On Wednesday, Nadarkhani refused for the fourth time in open court to renounce his Christian faith. That’s one opportunity more than required under Iranian law to execute the pastor for apostasy.

In a letter Nadarkhani wrote last June from Iran’s Lakin Prison, he affirmed his determination to stay true to his Christian faith even to his death.

“Many attempt to flee from their spiritual tests,” he wrote, adding that “no one will be victorious by escaping from them, but with patience and humility he will be able to overcome all the tests and gain victory.”

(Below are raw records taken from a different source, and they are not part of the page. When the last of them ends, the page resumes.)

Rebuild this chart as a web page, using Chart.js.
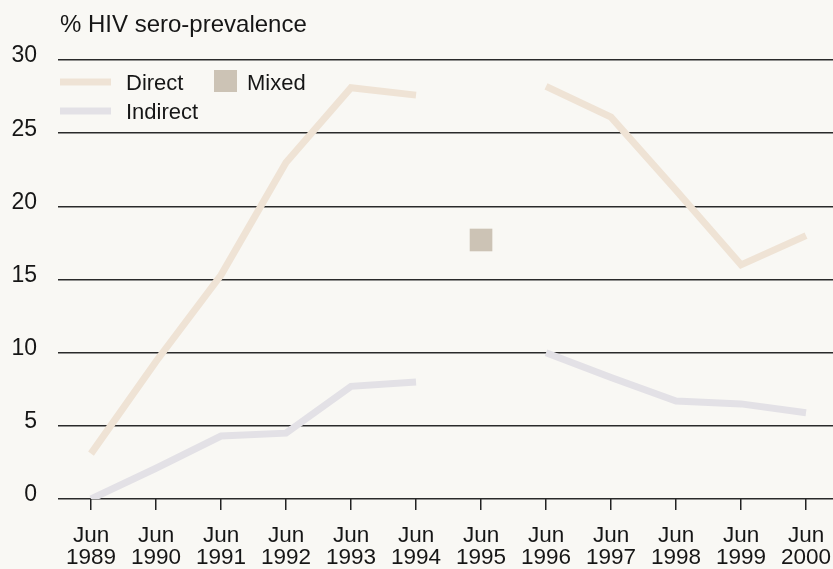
<!DOCTYPE html>
<html>
<head>
<meta charset="utf-8">
<script src="https://cdn.jsdelivr.net/npm/chart.js@4"></script>
<style>
  html, body { margin: 0; padding: 0; background: #f9f8f4; }
  #wrap { width: 833px; height: 569px; position: relative; }
</style>
</head>
<body>
<div id="wrap"><canvas id="hivChart"></canvas></div>
<script>
// Data
const months = ['Jun', 'Jun', 'Jun', 'Jun', 'Jun', 'Jun', 'Jun', 'Jun', 'Jun', 'Jun', 'Jun', 'Jun'];
const years = ['1989', '1990', '1991', '1992', '1993', '1994', '1995', '1996', '1997', '1998', '1999', '2000'];
const direct = [3.1, 9.4, 15.3, 23.0, 28.1, 27.6, null, 28.2, 26.1, 21.1, 16.0, 18.0];
const indirect = [0.0, 2.1, 4.3, 4.5, 7.7, 8.0, null, 10.0, 8.3, 6.7, 6.5, 5.9];
const mixed = [null, null, null, null, null, null, 17.7, null, null, null, null, null];
const yTicks = [0, 5, 10, 15, 20, 25, 30];

const FONT = '"Liberation Sans", Arial, Helvetica, sans-serif';
const TEXT = '#161616';
const toPoints = arr => arr.map((v, i) => ({ x: i, y: v }));

// title + legend drawn on the canvas
const extras = {
    id: 'extras',
    afterDraw(chart) {
        const ctx = chart.ctx;
        const ds = chart.data.datasets;
        ctx.save();
        ctx.fillStyle = TEXT;
        ctx.textAlign = 'left';
        ctx.textBaseline = 'alphabetic';
        ctx.font = '24px ' + FONT;
        ctx.fillText('% HIV sero-prevalence', 60, 32);

        ctx.font = '22px ' + FONT;
        // line samples
        [[ds[0], 82], [ds[1], 111]].forEach(([d, y]) => {
            ctx.strokeStyle = d.borderColor;
            ctx.lineWidth = 7;
            ctx.beginPath();
            ctx.moveTo(60, y);
            ctx.lineTo(111, y);
            ctx.stroke();
            ctx.fillStyle = TEXT;
            ctx.fillText(d.label, 126, y + 7.5);
        });
        // mixed square
        ctx.fillStyle = ds[2].backgroundColor;
        ctx.fillRect(214, 70, 23, 22);
        ctx.fillStyle = TEXT;
        ctx.fillText(ds[2].label, 247, 89.5);
        ctx.restore();
    }
};

const ctx = document.getElementById('hivChart').getContext('2d');
const hivChart = new Chart(ctx, {
    type: 'line',
    data: {
        datasets: [{
            label: 'Direct',
            data: toPoints(direct),
            borderColor: '#efe3d5',
            borderWidth: 7,
            borderJoinStyle: 'miter',
            pointRadius: 0,
            spanGaps: false,
            tension: 0
        }, {
            label: 'Indirect',
            data: toPoints(indirect),
            borderColor: '#e3e1e6',
            borderWidth: 7,
            borderJoinStyle: 'miter',
            pointRadius: 0,
            spanGaps: false,
            tension: 0
        }, {
            label: 'Mixed',
            data: toPoints(mixed),
            showLine: false,
            pointStyle: 'rect',
            pointRadius: 16,
            backgroundColor: '#ccc3b5',
            borderColor: '#ccc3b5',
            borderWidth: 0
        }]
    },
    options: {
        responsive: true,
        maintainAspectRatio: false,
        animation: false,
        layout: { autoPadding: false, padding: { top: 60, left: 0, right: 0, bottom: 0 } },
        plugins: {
            legend: { display: false },
            tooltip: { enabled: false }
        },
        scales: {
            x: {
                type: 'linear',
                min: -0.508,
                max: 11.415,
                afterBuildTicks: scale => {
                    scale.ticks = years.map((_, i) => ({ value: i }));
                },
                afterFit: scale => {
                    scale.height = 70;
                    scale.paddingLeft = 0;
                    scale.paddingRight = 0;
                },
                border: { display: false },
                grid: {
                    drawOnChartArea: false,
                    drawTicks: true,
                    tickLength: 11,
                    color: '#222',
                    lineWidth: 1.5
                },
                ticks: {
                    autoSkip: false,
                    maxRotation: 0,
                    padding: 15,
                    color: TEXT,
                    font: { family: FONT, size: 22.5, lineHeight: 0.98 },
                    callback: v => [months[v], years[v]]
                }
            },
            y: {
                min: 0,
                max: 30,
                afterBuildTicks: scale => {
                    scale.ticks = yTicks.map(v => ({ value: v }));
                },
                afterFit: scale => {
                    scale.width = 58;
                },
                border: { display: false },
                grid: {
                    drawTicks: false,
                    color: '#2a2a2a',
                    lineWidth: 1.5
                },
                ticks: {
                    padding: 21,
                    labelOffset: -4,
                    color: TEXT,
                    font: { family: FONT, size: 23 }
                }
            }
        }
    },
    plugins: [extras]
});
</script>
</body>
</html>
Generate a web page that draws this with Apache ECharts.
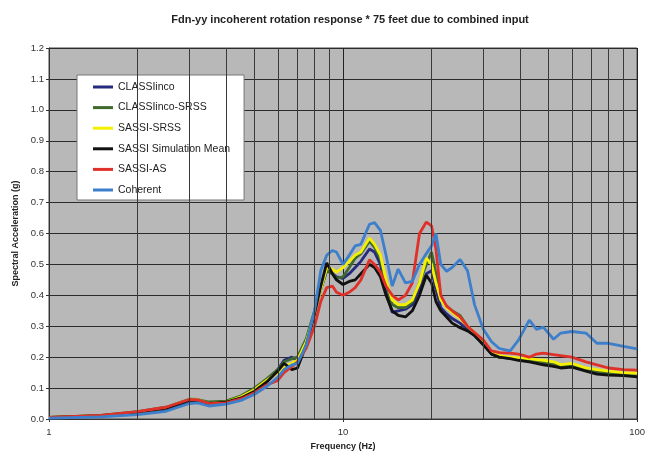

While the religious community in the United States has raised its collective voice against the Iranian government, as it moved ever closer Wednesday to sending Nadarkhani to the gallows, there has been little protest at the highest level of the U.S. government.

There has been condemnation of Tehran this week from the U.S. Commission on International Religious Freedom, an independent federal agency, whose chairman described the court proceedings against Nadarkhani as “a sham” that is “contrary to Iranian law and international human rights standards.”

But as the persecuted Christian pastor nears execution, nary a word of protest has been heard from President Obama or even Secretary of State Hillary Clinton, who just this month released a report that listed Iran as one the world’s worst violators of religious freedom.

”In Iran,“ she said, ”authorities continue to repress Sufi Muslims, evangelical Christians, Jews, Baha’is, Sunnis, Ahmadis and others who do not share the government’s religious views.“

Unless there is some near-miracle Thursday, frets ICC, Pastor Nadarkhani will become the latest victim of the Islamic republic’s oppression.